Embora reconheça que, ao longo do tempo, os bancos se tenham tornado mais avançados tecnologicamente, o dirigente sindical considera que o declínio registado não está, na realidade, contrabalançado com a evolução técnica. Se, há dez anos, “abriam um balcão em todas as esquinas”, no âmbito de uma política de proximidade com o cliente, hoje o cenário configura o inverso. E outro motivo é invocado: “A obsessão com o lucro”.

“É a regra do mais fácil, quando uma empresa quer ter mais lucros, corta nos trabalhadores e nos respetivos rendimentos”, aponta o responsável, salientando que esta é uma máxima que em nada compadece com a atual conjuntura de multiplicação de resultados.
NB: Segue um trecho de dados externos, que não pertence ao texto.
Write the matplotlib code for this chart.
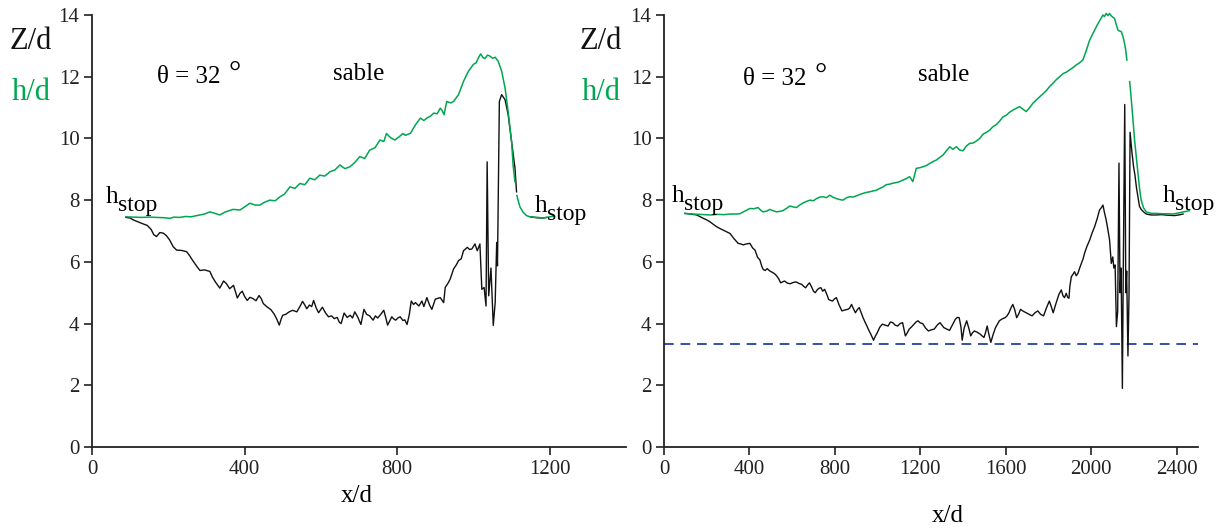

O sindicato defende que o Banco de Portugal, cuja função é regular e supervisionar o setor, deveria exercer pressão “para que os bancos estivessem obrigados a fazer algum serviço público e não pensassem exclusivamente nos lucros”.

António Fonseca ressalva, no entanto, que os sindicatos não têm nada contra os ganhos das instituições, desejando apenas que estas sejam saudáveis financeiramente, para que possam não só distribuir dividendos aos acionistas, como também prestar um serviço de qualidade à população e refletir esse desempenho na valorização dos seus colaboradores. Neste momento, “não é o que acontece”. 

Por um lado, aumentam as queixas de trabalhadores relacionadas com as dificuldades que os clientes têm em aceder a um serviço presencial, por outro, “tem-se assistido a uma degradação da classe profissional”. A última, causada pela progressiva substituição da mão humana pelas máquinas, assim como pelo alto desgaste da atividade, que tem levado ao agravamento das situações de burnout reportadas ao Mais, e pelas condições salariais, uma vez que os cortes verificados nas equipas “não refletem nenhuma melhoria” a esse nível.

Rendibilidade conjuntural?

No início de 2022, o secretário-geral da Associação Portuguesa de Bancos (APB), Norberto Rosa, afirmou que, apesar de terem apresentado lucros no exercício anterior, os bancos precisavam ainda de “fazer mais cortes na sua estrutura para reduzir custos", tendo em vista a melhoria da sua rendibilidade. 

Em 2023, recorde-se, as seis maiores instituições bancárias do país reportaram um resultado líquido histórico de 4,3 mil milhões de euros, acompanhado por avanços significativos naquele mesmo indicador. 

Nesse sentido, a APB justifica ao DN/Dinheiro Vivo que tais patamares de rendibilidade, relativos ao ano passado, “têm caráter conjuntural, reversível, enquanto as estruturas de custos têm caráter mais duradouro (estrutural)” e que, por esse motivo, “não é razoável extrair a ilação entre uma e outra coisa”. 

Já António Fonseca, em análise àquela consideração, e numa altura em que os sindicatos se encontram a reivindicar um aumento salarial de 6% para 2024 (rejeitado até agora por todos os subscritores do Acordo Coletivo de Trabalho), admite que há momentos melhores e piores, insistindo, porém, na ideia de que, “[para os bancos], quando os resultados eram maus, era porque eram maus. Agora que são bons, não são suficientemente bons. E até já andam a alertar que, em 2024 e 2025, vão ser inferiores”.

Adicionalmente, a associação refere que os "ajustamentos que os bancos têm vindo a fazer nas suas redes e estruturas de recursos humanos não se norteiam apenas por considerações de custos, mas também - e, por vezes, principalmente - por adaptação à evolução das tecnologias e às preferências dos clientes”. Por último, diz, “cada banco concebe e executa a sua própria estratégia, em concorrência com os demais, não havendo, nem podendo haver, qualquer ação conjugada do setor”.